Jobs abound in California, yet unemployment remains high

With news that the nation has reached its lowest number of layoffs in more than a half-century, one may think the snap back to a booming national economy is blasting off. At the same time, California may be brushing it off to its economic disadvantage.

California, the nation's largest job market, has experts scratching their heads about why job data is confusing and contradictory. 

One such expert is labor lawyer and former EDD Director Michael Bernick who looks at all the data in fine detail. 

"And they really show the cross currents in our economy," said Bernick.

California currently has double the percentage of new unemployment claims than the state should have compared to other states. Yet, with more than a record million jobs listed and available, workers are not grabbing them up. 

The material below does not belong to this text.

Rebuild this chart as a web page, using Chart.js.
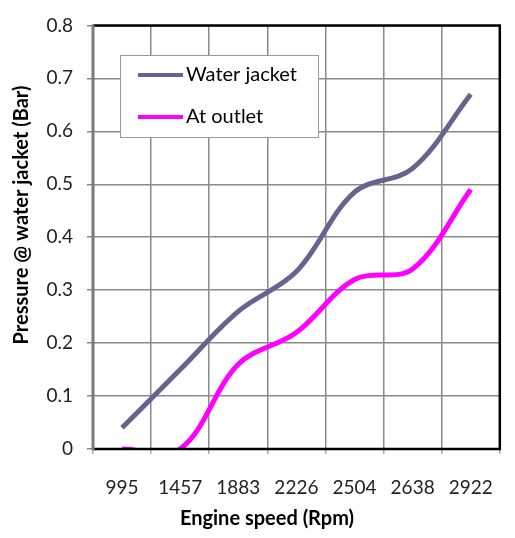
<!DOCTYPE html>
<html>
<head>
<meta charset="utf-8">
<script src="https://cdn.jsdelivr.net/npm/chart.js@4"></script>
<style>
html,body{margin:0;padding:0;background:#fff;}
#wrap{width:515px;height:538px;}
</style>
</head>
<body>
<div id="wrap"><canvas id="c" width="515" height="538"></canvas></div>
<script>
const categories = ['995', '1457', '1883', '2226', '2504', '2638', '2922'];
const waterJacket = [0.04, 0.15, 0.26, 0.335, 0.485, 0.53, 0.67];
const atOutlet = [0.0, 0.0, 0.16, 0.22, 0.32, 0.34, 0.49];
const seriesNames = ['Water jacket', 'At outlet'];
const xTitle = 'Engine speed (Rpm)';
const yTitle = 'Pressure @ water jacket (Bar)';

const FONT = 'Lato, "Open Sans", sans-serif';

const framePlugin = {
  id: 'frame',
  afterDatasetsDraw(chart) {
    const {ctx, chartArea: a} = chart;
    ctx.save();
    ctx.strokeStyle = '#000';
    ctx.lineWidth = 2.5;
    ctx.beginPath();
    ctx.moveTo(a.left, a.top);
    ctx.lineTo(a.right, a.top);
    ctx.lineTo(a.right, a.bottom);
    ctx.lineTo(a.left, a.bottom);
    ctx.stroke();
    ctx.strokeStyle = '#7a7a7a';
    ctx.lineWidth = 3;
    ctx.beginPath();
    ctx.moveTo(a.left, a.top - 1);
    ctx.lineTo(a.left, a.bottom + 1);
    ctx.stroke();
    ctx.restore();
  }
};

const legendPlugin = {
  id: 'boxLegend',
  afterDraw(chart) {
    const {ctx} = chart;
    const x = 120, y = 55, w = 198, h = 82;
    ctx.save();
    ctx.fillStyle = '#fff';
    ctx.fillRect(x, y, w, h);
    ctx.strokeStyle = '#9a9a9a';
    ctx.lineWidth = 1;
    ctx.strokeRect(x + 0.5, y + 0.5, w, h);
    chart.data.datasets.forEach((ds, i) => {
      const ly = y + 20 + i * 42;
      ctx.strokeStyle = ds.borderColor;
      ctx.lineWidth = 4;
      ctx.beginPath();
      ctx.moveTo(x + 18, ly);
      ctx.lineTo(x + 63, ly);
      ctx.stroke();
      ctx.fillStyle = '#000';
      ctx.font = '20px ' + FONT;
      ctx.textBaseline = 'middle';
      ctx.textAlign = 'left';
      ctx.fillText(ds.label, x + 66, ly);
    });
    ctx.restore();
  }
};

const titlesPlugin = {
  id: 'axisTitles',
  afterDraw(chart) {
    const {ctx} = chart;
    ctx.save();
    ctx.fillStyle = '#000';
    ctx.font = 'bold 20px ' + FONT;
    ctx.textAlign = 'center';
    ctx.textBaseline = 'middle';
    ctx.fillText(xTitle, 267, 519);
    ctx.translate(22, 215);
    ctx.rotate(-Math.PI / 2);
    ctx.fillText(yTitle, 0, 0);
    ctx.restore();
  }
};

new Chart(document.getElementById('c'), {
  type: 'line',
  data: {
    labels: categories,
    datasets: [
      {label: seriesNames[0], data: waterJacket, borderColor: '#64648f', borderWidth: 5, pointRadius: 0, tension: 0.35, fill: false, clip: 0},
      {label: seriesNames[1], data: atOutlet, borderColor: '#ff00ff', borderWidth: 5, pointRadius: 0, tension: 0.35, fill: false, clip: 0}
    ]
  },
  plugins: [framePlugin, legendPlugin, titlesPlugin],
  options: {
    responsive: false,
    animation: false,
    events: [],
    elements: {line: {capBezierPoints: false}},
    layout: {padding: {top: 14, right: 3, left: 0, bottom: 0}},
    plugins: {legend: {display: false}, tooltip: {enabled: false}, title: {display: false}},
    scales: {
      x: {
        offset: true,
        grid: {offset: true, color: '#8a8a8a', lineWidth: 1.5, tickLength: 5, tickColor: '#aaa', drawTicks: true},
        border: {display: false},
        ticks: {color: '#222', font: {family: FONT, size: 19}, padding: 22, maxRotation: 0, autoSkip: false},
        afterFit(s) { s.height = 89; }
      },
      y: {
        min: 0, max: 0.8,
        grid: {color: '#8a8a8a', lineWidth: 1.5, tickLength: 6, tickColor: '#888'},
        border: {display: false},
        ticks: {stepSize: 0.1, color: '#222', font: {family: FONT, size: 19}, padding: 14,
          callback: v => (Math.round(v * 10) / 10).toString()},
        afterFit(s) { s.width = 93; }
      }
    }
  }
});
</script>
</body>
</html>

But, it is also true that the state gained almost 100,000 jobs in the most recent month we have data. However, it's also true the number of people quitting their jobs that month far surpasses the hires by more than fourfold. 

"Our quit rate, the number of people who leave jobs, is at the highest ever. It was, the most recent month of September, it was over 440,000; just on the month," said Bernick.

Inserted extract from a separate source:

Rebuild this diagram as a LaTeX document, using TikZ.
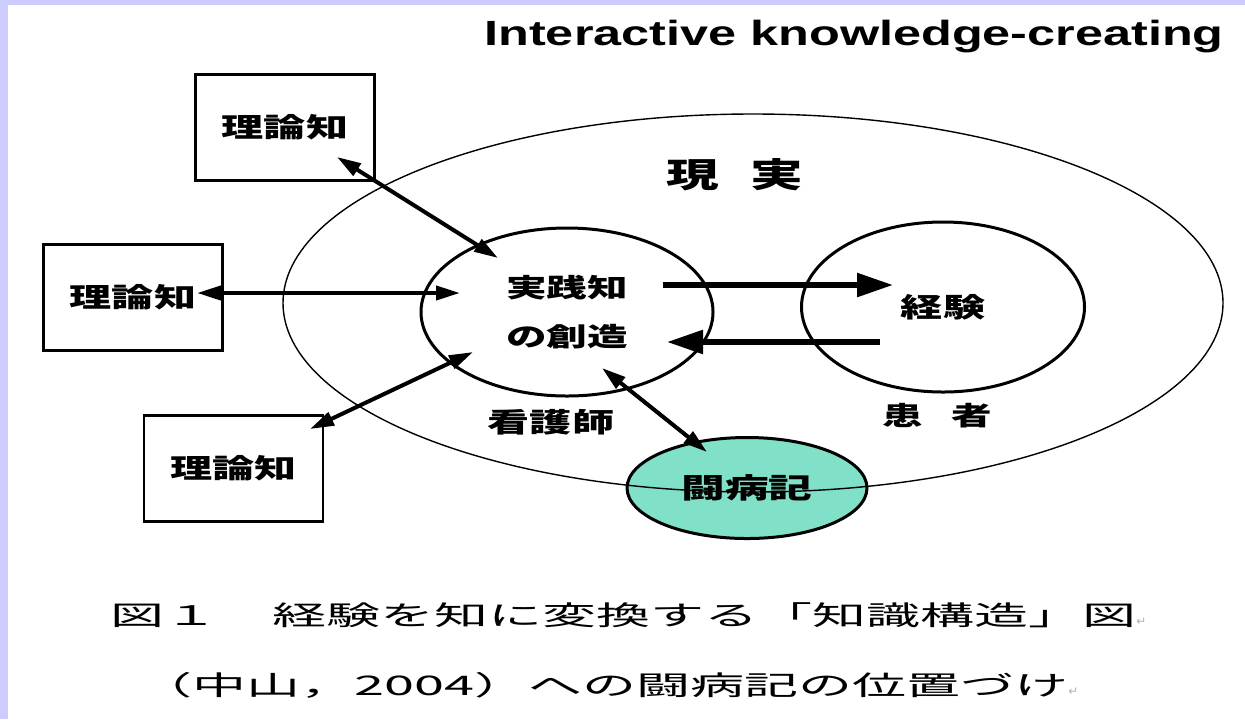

People quit for a number of reasons. Some, to get better jobs. Others change careers. Some move elsewhere in the state, Others leave the state. Many, says Bernick, have just dropped out while they rethink their careers and lives, especially working moms. 

One working mom, Keryn Francisco said this, "Those childhood memories are deeply embedded in his soul. Those are the things that I realize once you get off that rat race treadmill, you miss."  

If all that was not enough, last Friday, came news of a new COVID variant which we don't fully understand. 

That has already curtailed travel in or out of several African countries and caused the stock market to plunge 900 points over two percent in a single day. 

"It's a major factor or can be a major factor," said Bernick. 

That might include new surges where the variant has already traveled, more remote working, and renewed economic backsliding.